Work in the context of the SEC will protect the company from further inspections and litigation with the regulator, which are unavoidable if you issue unregistered securities. If a startup decides to issue tokens that later may be considered securities, there’s a very high risk of potential future liability. That’s why experts usually advice to avoid working with US market in this case, as issuing unregistered securities is a violation of Section 5 of the Securities Act of 1933 and will result in high fines along with up to five years in prison.
At the moment, the SEC is limited in resources and obviously will not be able to initiate litigation for all projects that raise issues, but for such projects the main risk is private investors, as they can sue you using Section 12(a)(1) of the Securities Act and claim damages or cancellation of sales, and also appeal to Rule 10b-5 of the Securities Act.
In addition, companies that do not register a security and do not go through all the official procedures (or claim that they are not security) must carefully study “Blue Sky” laws when planning an investment company.
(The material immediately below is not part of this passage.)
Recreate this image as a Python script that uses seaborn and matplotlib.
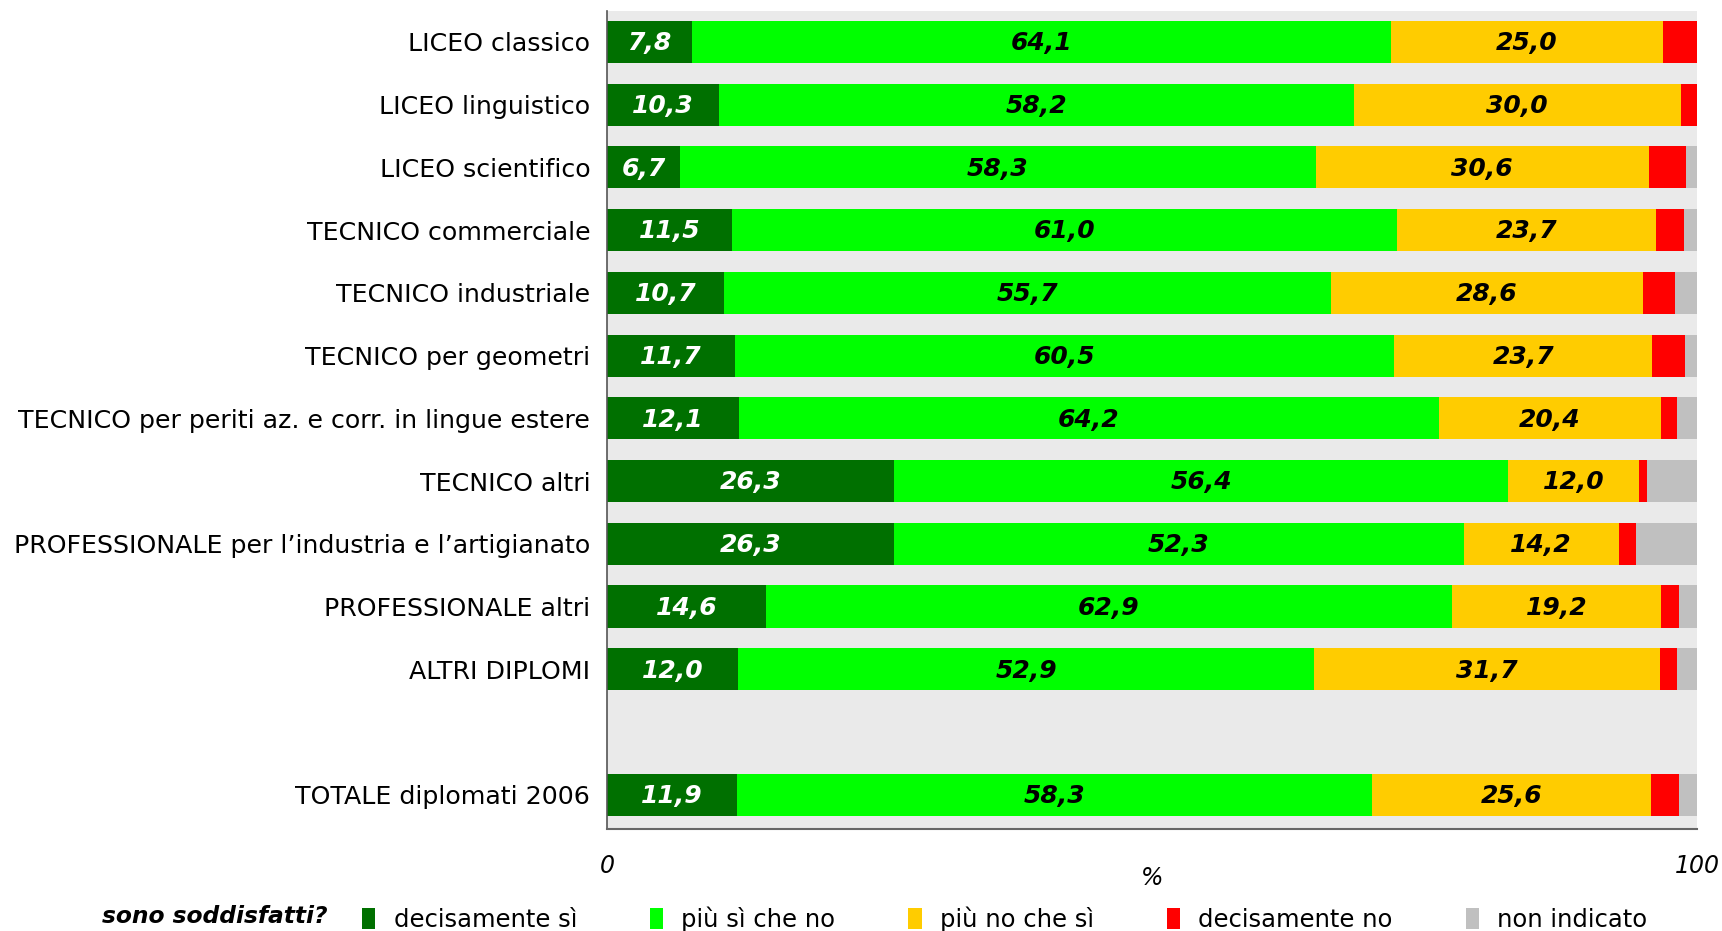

A blue sky law is a state law in the United States that regulates the offering and sale of securities to protect the public from fraud. Though the specific provisions of these laws vary among states, they all require the registration of all securities offerings and sales, as well as of stockbrokers and brokerage firms.
When passing formal procedures, a start-up can count on exemptions from the SEC like Rule 506(c), 506(b), and Regulation Crowdfunding, and the laws of individual states will not influence the development of the company.
Will these measures help?
In fact, the only reason for the seeming brutality of the SEC, which puts spokes in wheel of progressive companies from the world of blockchain is an attempt to protect US investors from fraudulent schemes. All requirements for information disclosure and company registration are designed to make the rights of buyers transparent and to clarify their expectations. Such measures as restrictions on the sale of tokens to non-accredited investors in certain cases will help protect those customers who cannot afford investments with a high risk of losing funds.